The Lean Publishing Manifesto - raganwald
http://leanpub.com/manifesto
======
jonnathanson
It's a very provocative piece, and it seems to dovetail quite nicely with the
release of works-in-progress on such sites as Kickstarter.

That said, this model presently works a lot better for nonfiction than it does
for fiction. Unless we're talking about a return to the serialized novel. And
that may not necessarily be a bad thing. If certain app developers release
their games in "chapters," I see no reason why authors couldn't do the same.
In fact, that may even be a better way to make a living as a fiction writer
than by releasing whole books every year (so long as the installments are
substantial enough to warrant the price tag). And, in the interest of seeing
this thought experiment through to its conclusion: who's to say that a la
carte book sales are the final word on pricing?

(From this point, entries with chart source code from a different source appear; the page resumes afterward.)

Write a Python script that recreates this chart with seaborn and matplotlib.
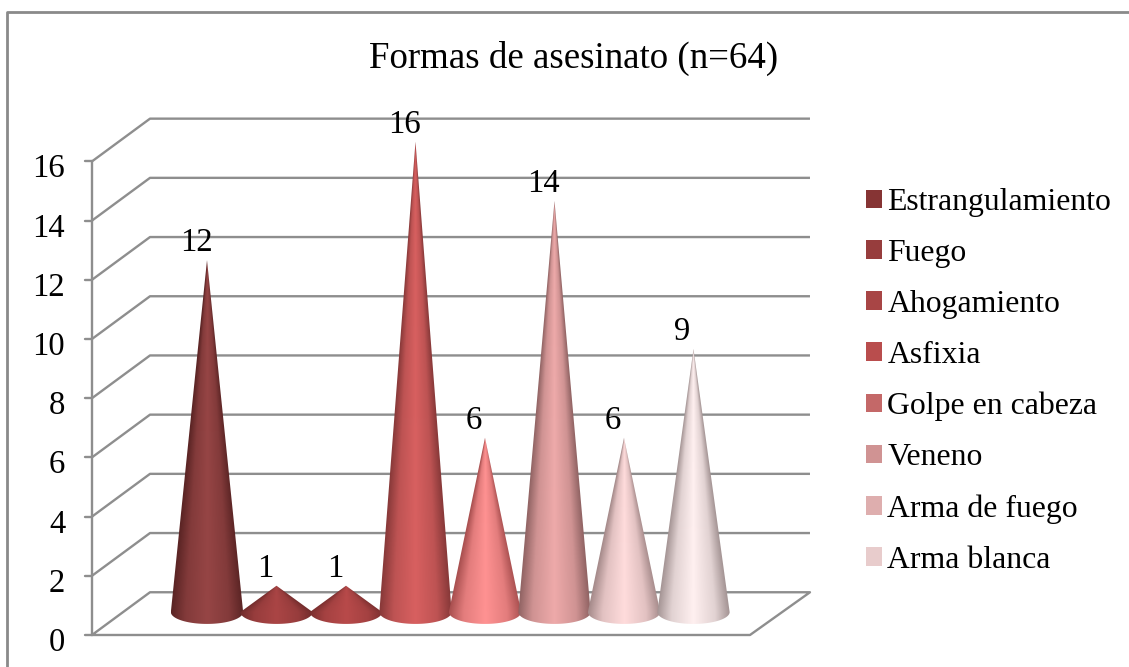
import numpy as np
import pandas as pd
import matplotlib
matplotlib.use("Agg")
import matplotlib.pyplot as plt
from matplotlib.colors import LinearSegmentedColormap, to_rgb
from matplotlib.patches import Patch, Polygon
from matplotlib.lines import Line2D
import seaborn as sns

# data
categories = ["Estrangulamiento", "Fuego", "Ahogamiento", "Asfixia",
              "Golpe en cabeza", "Veneno", "Arma de fuego", "Arma blanca"]
values = [12, 1, 1, 16, 6, 14, 6, 9]
legend_colors = ["#863434", "#973d3d", "#a84545", "#b94d4d",
                 "#c46868", "#d09393", "#deaeae", "#e8cccc"]
edge_colors = ["#5a2424", "#702b2b", "#7a2f2f", "#863838",
               "#a84f4f", "#8f6262", "#a58a8a", "#a39393"]
mid_colors = ["#964545", "#aa4545", "#b84a4a", "#d86060",
              "#ff9292", "#eeaaaa", "#ffdcdc", "#fff0f0"]
y_ticks = [0, 2, 4, 6, 8, 10, 12, 14, 16]
title = "Formas de asesinato (n=64)"

W, H = 1129, 667
sns.set_theme(style="white")
plt.rcParams["font.family"] = ["Liberation Serif", "DejaVu Serif"]

fig = plt.figure(figsize=(W / 100, H / 100), dpi=100)
ax = fig.add_axes([0, 0, 1, 1])

df = pd.DataFrame({"forma": categories, "n": values})
sns.barplot(data=df, x="forma", y="n", hue="forma", palette=legend_colors,
            width=1.04, legend=False, ax=ax)

# one x unit is a category step, one y unit is one murder
xlim = (-207 / 69.5, (W - 207) / 69.5)
ylim = ((618 - H) / 29.6, 618 / 29.6)

# 3d box: depth offsets of the walls
y_front, y_back = -0.574, 0.87
x_front_l, x_back_l = -1.655, -0.82
x_front_r, x_back_r = 7.813, 8.676
grid_c = "#8e8e8e"
lw = 1.7

for g in y_ticks[1:]:
    ax.plot([x_front_l, x_back_l, x_back_r], [g + y_front, g + y_back, g + y_back],
            color=grid_c, lw=lw, zorder=1, solid_capstyle="butt")
ax.plot([x_front_l, x_back_l, x_back_r, x_front_r, x_front_l],
        [y_front, y_back, y_back, y_front, y_front], color=grid_c, lw=lw, zorder=1)
ax.plot([x_front_l, x_front_l], [y_front, y_ticks[-1] + y_front], color=grid_c, lw=lw, zorder=1)
for g in y_ticks:
    ax.plot([x_front_l - 0.1, x_front_l], [g + y_front, g + y_front], color=grid_c, lw=lw, zorder=1)
    ax.text(-2.04, g + y_front - 0.26, str(g), ha="right", va="center", fontsize=23.5, color="black")

# cones from the bars that seaborn laid out
base_y, base_b = 0.2, 0.4
apex_lift = 0.09
for i, bar in enumerate(ax.patches[:len(values)]):
    xc = bar.get_x() + bar.get_width() / 2
    hw = bar.get_width() / 2
    top = bar.get_height() + apex_lift
    bar.set_visible(False)

    # dark only close to the rim, like the shaded cones of the original
    e, m = np.array(to_rgb(edge_colors[i])), np.array(to_rgb(mid_colors[i]))
    shoulder = e + 0.68 * (m - e)
    cmap = LinearSegmentedColormap.from_list(
        "c", [(0, e), (0.2, shoulder), (0.5, m), (0.8, shoulder), (1, e)])
    xs = np.linspace(xc - hw, xc + hw, 300)
    ys = np.linspace(base_y - base_b, top, 500)
    X, Y = np.meshgrid(xs, ys)
    half = hw * np.clip((top - Y) / (top - base_y), 0.002, 1)
    t = np.clip((X - xc) / half, -1, 1)
    im = ax.imshow(t, cmap=cmap, vmin=-1, vmax=1, origin="lower", aspect="auto",
                   extent=(xc - hw, xc + hw, base_y - base_b, top), zorder=3 + i * 0.01,
                   interpolation="bilinear")
    a = np.linspace(np.pi, 2 * np.pi, 60)
    outline = np.vstack([[[xc, top]], np.column_stack([xc + hw * np.cos(a), base_y + base_b * np.sin(a)])])
    clip = Polygon(outline, closed=True, transform=ax.transData, fc="none", ec="none")
    ax.add_patch(clip)
    im.set_clip_path(clip)

    ax.annotate(str(values[i]), (xc, bar.get_height()), xytext=(-11, 20), textcoords="offset pixels",
                ha="center", va="center", fontsize=23.5, color="black", zorder=5)

ax.set_xlim(xlim)
ax.set_ylim(ylim)
ax.axis("off")

ax.text((369 + 779) / 2 / W, 1 - 58 / H, title, transform=ax.transAxes, ha="center", va="center",
        fontsize=26.6, color="black")

# chart frame, only left and top show in the picture
fig.add_artist(Line2D([6.5 / W, 6.5 / W, 1], [0, 1 - 11.5 / H, 1 - 11.5 / H], color="#8a8a8a", lw=2))

handles = [Patch(facecolor=c, edgecolor="none", label=n) for c, n in zip(legend_colors, categories)]
ax.legend(handles=handles, loc="upper left", bbox_to_anchor=(866 / W, 1 - 188 / H), frameon=False,
          fontsize=22.9, labelcolor="black", handlelength=0.51, handleheight=0.51, handletextpad=0.16,
          labelspacing=0.69, borderpad=0, borderaxespad=0)

fig.savefig("out.png", dpi=100)
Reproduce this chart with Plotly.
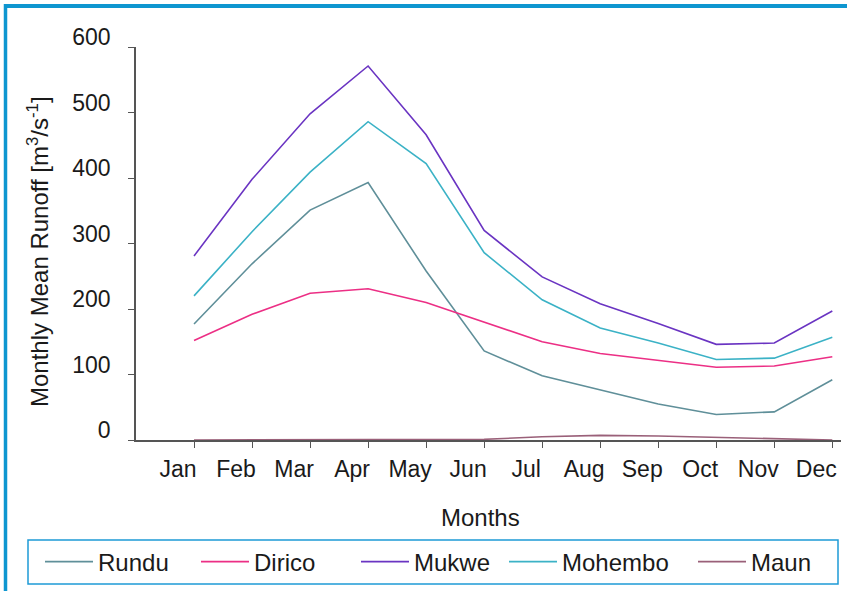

Will we eventually see authors
selling subscriptions to serialized works?

------
Firebrand
This is somewhat unrelated, but if I may pick your brain for a moment, what
are your thoughts on this article:

[http://www.guardian.co.uk/books/2012/jan/30/self-e-
publishin...](http://www.guardian.co.uk/books/2012/jan/30/self-e-publishing-
bubble-ewan-morrison)

------
peterarmstrong
I've contributed an edited, shortened version of this manifesto to
<http://leanpub.com/uncensored>, a benefit book for the EFF that Hunter Walk
and Eric Ries edited and Leanpub created.

------
raganwald
I found their discussion of the place for self-published e-books , blogs, and
print books in the context of the “Technology Adoption Lifecycle" interesting.

I suspect that many HN readers who write blogs will find the manifesto
interesting even if they don’t want to publish a book, don’t want to try what
they call “lean publishing," or don’t intend to use their particular service.